2022年4月に最高裁が出した判例は、タワーマンションの購入による相続税対策を実行している方々が青ざめるような内容となりました。
(因みに、ADVICE YOUの相続税対策サポートでは、タワーマンションの購入を提案したことは一度もありません)
タワーマンションを使った相続対策は、国税当局の不動産評価方法の穴を突くものでした。
対策(節税)効果が高いことは確かですが、私達(ADVICE YOU)がこのような対策を提案しない理由は、今回のような判例が出た時の損失があまりにも大きいと考えていたからです。

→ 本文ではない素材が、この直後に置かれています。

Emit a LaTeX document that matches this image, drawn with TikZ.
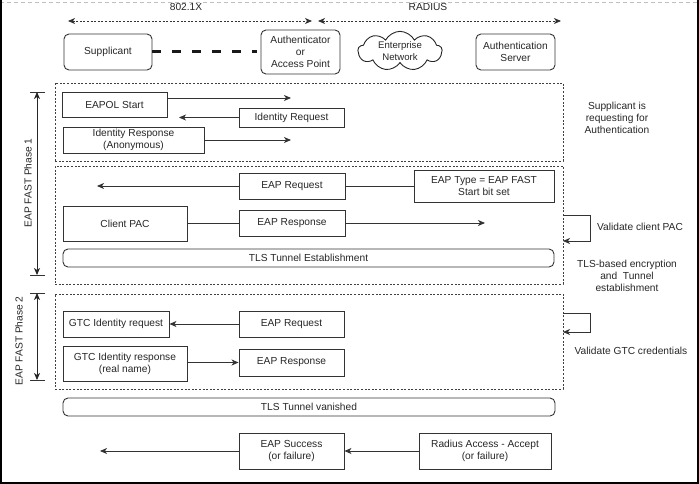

原則として、国税当局は、相続税路線価を使わない評価で追徴課税することはできません。
路線価によらない評価は、合理的な理由がない限り平等原則に違反するというのが最高裁の考えで、これについては現在でも変わりません。
しかし、今回、これが例外的に覆される判例が出たのです。
そもそも、路線価評価による平等原則は、『画一的な評価を行うことが実質的な税負担の公平に反するというべき事情がある場合』には例外的な対応をすることができる余地がありました。

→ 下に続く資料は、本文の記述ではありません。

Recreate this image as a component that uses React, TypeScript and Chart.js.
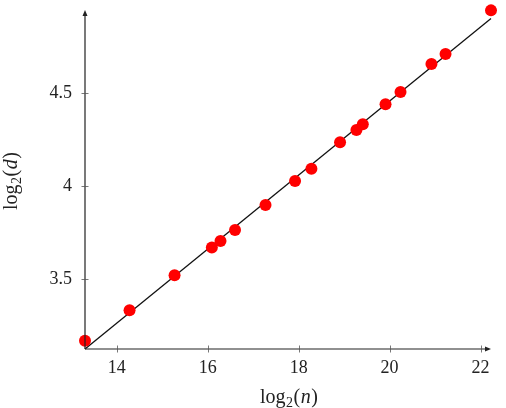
import React, { useEffect, useRef } from "react";
import { Chart, registerables } from "chart.js";
Chart.register(...registerables);

const nLog = [13.3, 14.28, 15.27, 16.09, 16.28, 16.6, 17.27, 17.92, 18.28, 18.91, 19.27, 19.41, 19.91, 20.24, 20.92, 21.23, 22.23];
const dLog = [3.168, 3.332, 3.52, 3.67, 3.704, 3.763, 3.898, 4.027, 4.093, 4.235, 4.301, 4.332, 4.44, 4.505, 4.656, 4.71, 4.944];
const fitX = [13.3, 22.23];
const fitY = [3.124, 4.9];
const xTicks = [14, 16, 18, 20, 22];
const yTicks = [3.5, 4, 4.5];
const xVar = "n";
const yVar = "d";

const FONT = "'Liberation Serif', 'DejaVu Serif', serif";
const INK = "#222";

function drawTitle(ctx: CanvasRenderingContext2D, v: string) {
  const parts: [string, string, number][] = [
    ["log", `20px ${FONT}`, 0],
    ["2", `14px ${FONT}`, 4],
    ["(", `20px ${FONT}`, 0],
    [v, `italic 20px ${FONT}`, 0],
    [")", `20px ${FONT}`, 0],
  ];
  let w = 0;
  for (const [t, f] of parts) { ctx.font = f; w += ctx.measureText(t).width; }
  let x = -w / 2;
  ctx.textBaseline = "alphabetic";
  ctx.textAlign = "left";
  for (const [t, f, dy] of parts) {
    ctx.font = f;
    ctx.fillText(t, x, dy);
    x += ctx.measureText(t).width + 0.5;
  }
}

const axesPlugin = {
  id: "axesPlugin",
  afterDatasetsDraw(chart: any) {
    const { ctx, chartArea: a, scales } = chart;
    const xs = scales.x, ys = scales.y;
    ctx.save();
    ctx.strokeStyle = INK;
    ctx.fillStyle = INK;
    ctx.lineWidth = 1.2;
    ctx.beginPath();
    ctx.moveTo(a.left, a.bottom);
    ctx.lineTo(a.right - 3, a.bottom);
    ctx.moveTo(a.left, a.bottom);
    ctx.lineTo(a.left, a.top + 3);
    ctx.stroke();
    ctx.beginPath();
    ctx.moveTo(a.right, a.bottom);
    ctx.lineTo(a.right - 6, a.bottom - 2.5);
    ctx.lineTo(a.right - 6, a.bottom + 2.5);
    ctx.closePath();
    ctx.fill();
    ctx.beginPath();
    ctx.moveTo(a.left, a.top);
    ctx.lineTo(a.left - 2.5, a.top + 6);
    ctx.lineTo(a.left + 2.5, a.top + 6);
    ctx.closePath();
    ctx.fill();
    ctx.lineWidth = 0.8;
    ctx.strokeStyle = "#555";
    ctx.beginPath();
    for (const v of xTicks) {
      const px = Math.round(xs.getPixelForValue(v)) + 0.5;
      ctx.moveTo(px, a.bottom - 3.5);
      ctx.lineTo(px, a.bottom + 3.5);
    }
    for (const v of yTicks) {
      const py = Math.round(ys.getPixelForValue(v)) + 0.5;
      ctx.moveTo(a.left - 3.5, py);
      ctx.lineTo(a.left + 3.5, py);
    }
    ctx.stroke();
    ctx.fillStyle = INK;
    ctx.save();
    ctx.translate((a.left + a.right) / 2, 403);
    drawTitle(ctx, xVar);
    ctx.restore();
    ctx.save();
    ctx.translate(17, 182);
    ctx.rotate(-Math.PI / 2);
    drawTitle(ctx, yVar);
    ctx.restore();
    ctx.restore();
  },
};

export default function App() {
  const ref = useRef<HTMLCanvasElement>(null);
  useEffect(() => {
    document.body.style.margin = "0";
    const pts = nLog.map((x, i) => ({ x, y: dLog[i] }));
    const fit = fitX.map((x, i) => ({ x, y: fitY[i] }));
    const chart = new Chart(ref.current!, {
      type: "scatter",
      data: {
        datasets: [
          {
            label: "data",
            data: pts,
            backgroundColor: "#ff0000",
            borderWidth: 0,
            pointRadius: 6,
            pointHoverRadius: 6,
            order: 0,
            clip: false,
          } as any,
          {
            label: "fit",
            data: fit,
            showLine: true,
            borderColor: "#111",
            borderWidth: 1.3,
            pointRadius: 0,
            order: 1,
            clip: false,
          } as any,
        ],
      },
      options: {
        animation: false,
        responsive: false,
        events: [],
        layout: { padding: { top: 10, right: 15, left: 0, bottom: 0 } },
        plugins: { legend: { display: false }, tooltip: { enabled: false } },
        scales: {
          x: {
            type: "linear",
            min: 13.3,
            max: 22.23,
            grid: { display: false, drawTicks: false },
            border: { display: false },
            afterBuildTicks: (s: any) => { s.ticks = xTicks.map((value) => ({ value })); },
            afterFit: (s: any) => { s.height = 59; s.paddingLeft = 0; s.paddingRight = 0; },
            ticks: { padding: 8, color: INK, font: { family: FONT, size: 18 }, callback: (v: any) => String(v) },
          },
          y: {
            type: "linear",
            min: 3.124,
            max: 4.946,
            grid: { display: false, drawTicks: false },
            border: { display: false },
            afterBuildTicks: (s: any) => { s.ticks = yTicks.map((value) => ({ value })); },
            afterFit: (s: any) => { s.width = 85; s.paddingTop = 0; s.paddingBottom = 0; },
            ticks: { padding: 13, color: INK, font: { family: FONT, size: 18 }, callback: (v: any) => String(v) },
          },
        },
      },
      plugins: [axesPlugin],
    });
    return () => chart.destroy();
  }, []);
  return (
    <div style={{ width: 506, height: 408, background: "#fff" }}>
      <canvas ref={ref} width={506} height={408} style={{ display: "block" }} />
    </div>
  );
}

この画一的な評価を行う事情・・という部分に具体的な事例が示されていなかった為、税理士でさえも、「路線価で計算すれば大丈夫」という節税常識が蔓延していた側面があると感じます。
今回、最高裁は、国税局のタワーマンションの評価について、路線価を使わない評価をすることを「合理的な理由がある」と認めました。

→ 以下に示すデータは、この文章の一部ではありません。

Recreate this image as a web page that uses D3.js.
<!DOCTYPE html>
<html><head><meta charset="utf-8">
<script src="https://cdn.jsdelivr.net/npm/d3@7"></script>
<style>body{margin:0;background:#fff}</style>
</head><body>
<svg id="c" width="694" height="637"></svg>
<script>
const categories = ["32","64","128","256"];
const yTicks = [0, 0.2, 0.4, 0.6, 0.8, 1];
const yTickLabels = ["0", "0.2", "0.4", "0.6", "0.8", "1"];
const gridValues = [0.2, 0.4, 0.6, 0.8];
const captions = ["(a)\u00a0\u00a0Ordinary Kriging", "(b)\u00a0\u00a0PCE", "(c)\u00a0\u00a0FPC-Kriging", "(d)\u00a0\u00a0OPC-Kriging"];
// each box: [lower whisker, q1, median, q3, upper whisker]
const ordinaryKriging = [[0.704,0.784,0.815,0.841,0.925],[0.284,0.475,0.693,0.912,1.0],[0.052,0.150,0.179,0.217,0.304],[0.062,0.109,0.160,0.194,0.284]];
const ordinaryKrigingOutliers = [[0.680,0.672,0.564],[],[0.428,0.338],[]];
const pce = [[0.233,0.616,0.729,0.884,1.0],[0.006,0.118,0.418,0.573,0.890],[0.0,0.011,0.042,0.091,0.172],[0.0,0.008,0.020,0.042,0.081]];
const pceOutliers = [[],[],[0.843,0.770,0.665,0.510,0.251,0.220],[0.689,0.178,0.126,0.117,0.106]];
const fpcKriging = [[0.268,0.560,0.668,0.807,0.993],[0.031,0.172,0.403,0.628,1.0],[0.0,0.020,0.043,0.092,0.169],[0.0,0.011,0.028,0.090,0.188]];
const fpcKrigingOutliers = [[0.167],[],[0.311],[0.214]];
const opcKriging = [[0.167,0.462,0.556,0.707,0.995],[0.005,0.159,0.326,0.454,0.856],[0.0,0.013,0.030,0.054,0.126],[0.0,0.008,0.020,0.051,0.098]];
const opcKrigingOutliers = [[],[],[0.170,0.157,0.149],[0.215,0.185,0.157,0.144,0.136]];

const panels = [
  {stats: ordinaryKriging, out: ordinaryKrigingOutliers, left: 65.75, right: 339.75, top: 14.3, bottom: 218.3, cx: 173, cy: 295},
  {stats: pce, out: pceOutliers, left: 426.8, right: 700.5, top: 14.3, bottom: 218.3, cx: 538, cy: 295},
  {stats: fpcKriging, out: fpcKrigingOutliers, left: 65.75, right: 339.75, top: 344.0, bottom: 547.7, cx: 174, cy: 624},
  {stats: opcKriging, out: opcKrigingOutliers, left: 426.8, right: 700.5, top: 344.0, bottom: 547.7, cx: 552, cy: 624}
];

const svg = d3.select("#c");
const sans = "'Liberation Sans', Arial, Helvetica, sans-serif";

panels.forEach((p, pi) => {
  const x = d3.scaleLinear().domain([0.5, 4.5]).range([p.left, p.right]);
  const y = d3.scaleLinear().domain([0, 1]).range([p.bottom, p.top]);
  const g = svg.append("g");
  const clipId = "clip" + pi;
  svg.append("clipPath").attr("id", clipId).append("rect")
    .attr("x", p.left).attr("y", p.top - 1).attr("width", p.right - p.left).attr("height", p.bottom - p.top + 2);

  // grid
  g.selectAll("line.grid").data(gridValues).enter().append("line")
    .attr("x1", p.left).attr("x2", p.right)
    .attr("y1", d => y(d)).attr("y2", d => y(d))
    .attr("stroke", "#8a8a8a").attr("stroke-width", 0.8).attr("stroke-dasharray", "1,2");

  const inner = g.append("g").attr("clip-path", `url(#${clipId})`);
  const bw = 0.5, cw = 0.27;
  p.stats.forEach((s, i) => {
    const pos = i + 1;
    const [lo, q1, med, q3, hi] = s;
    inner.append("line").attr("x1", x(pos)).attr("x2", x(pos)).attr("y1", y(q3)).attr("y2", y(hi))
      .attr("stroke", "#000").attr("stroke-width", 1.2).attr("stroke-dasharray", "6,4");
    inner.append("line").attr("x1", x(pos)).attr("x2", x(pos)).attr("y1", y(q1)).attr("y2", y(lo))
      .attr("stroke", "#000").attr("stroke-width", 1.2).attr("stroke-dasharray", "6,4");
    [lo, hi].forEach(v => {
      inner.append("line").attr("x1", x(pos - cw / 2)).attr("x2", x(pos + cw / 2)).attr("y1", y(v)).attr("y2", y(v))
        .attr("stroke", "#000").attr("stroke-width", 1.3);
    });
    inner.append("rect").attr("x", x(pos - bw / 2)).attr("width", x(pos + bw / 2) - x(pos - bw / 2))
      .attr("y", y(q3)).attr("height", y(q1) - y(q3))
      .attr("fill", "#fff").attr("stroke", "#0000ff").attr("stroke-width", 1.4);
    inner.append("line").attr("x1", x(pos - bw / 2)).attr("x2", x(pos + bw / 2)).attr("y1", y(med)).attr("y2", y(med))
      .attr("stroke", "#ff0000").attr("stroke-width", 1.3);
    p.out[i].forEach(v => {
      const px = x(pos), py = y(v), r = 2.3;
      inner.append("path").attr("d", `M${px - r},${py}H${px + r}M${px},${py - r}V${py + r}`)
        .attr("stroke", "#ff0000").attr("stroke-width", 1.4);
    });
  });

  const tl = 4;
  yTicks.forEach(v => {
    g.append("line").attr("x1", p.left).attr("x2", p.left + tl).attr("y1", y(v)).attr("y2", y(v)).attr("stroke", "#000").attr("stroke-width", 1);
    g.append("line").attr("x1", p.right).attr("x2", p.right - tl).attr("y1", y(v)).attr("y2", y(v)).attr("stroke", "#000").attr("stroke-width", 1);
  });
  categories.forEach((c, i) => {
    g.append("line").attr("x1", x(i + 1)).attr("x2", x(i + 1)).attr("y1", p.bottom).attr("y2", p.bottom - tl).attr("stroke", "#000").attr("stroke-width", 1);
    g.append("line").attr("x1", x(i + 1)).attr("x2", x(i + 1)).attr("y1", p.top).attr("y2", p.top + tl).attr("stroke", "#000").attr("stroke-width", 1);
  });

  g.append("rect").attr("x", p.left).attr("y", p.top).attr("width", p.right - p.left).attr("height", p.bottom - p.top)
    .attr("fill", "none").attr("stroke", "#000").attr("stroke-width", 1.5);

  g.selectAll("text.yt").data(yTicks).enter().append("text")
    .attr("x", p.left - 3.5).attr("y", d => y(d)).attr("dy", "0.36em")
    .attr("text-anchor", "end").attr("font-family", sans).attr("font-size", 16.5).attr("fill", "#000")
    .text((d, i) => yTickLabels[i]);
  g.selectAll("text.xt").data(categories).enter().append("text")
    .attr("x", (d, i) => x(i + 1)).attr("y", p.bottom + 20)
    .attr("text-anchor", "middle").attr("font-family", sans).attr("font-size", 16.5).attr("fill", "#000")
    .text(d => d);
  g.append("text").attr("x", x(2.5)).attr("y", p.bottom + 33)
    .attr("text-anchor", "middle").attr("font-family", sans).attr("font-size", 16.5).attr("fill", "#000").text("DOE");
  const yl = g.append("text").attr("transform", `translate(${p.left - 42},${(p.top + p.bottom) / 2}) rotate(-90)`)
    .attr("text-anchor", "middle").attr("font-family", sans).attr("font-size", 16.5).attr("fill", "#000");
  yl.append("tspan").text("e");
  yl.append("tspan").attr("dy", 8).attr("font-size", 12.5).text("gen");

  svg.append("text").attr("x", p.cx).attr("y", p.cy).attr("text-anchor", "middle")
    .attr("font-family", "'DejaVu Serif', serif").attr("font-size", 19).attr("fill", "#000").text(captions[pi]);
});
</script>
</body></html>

国税当局は、路線価を使わずに、独自に不動産鑑定を行って評価をし、路線価よりも遥に高い時価で評価することを確定させたのです。
今後の相続対策の潮流を大きく変える判例で、顧客から責任を追及される税理士もいる事と思います。
このように、相続税対策への考え方は、専門家レベルでも各自のポリシーが異なりますので、注意したいところです。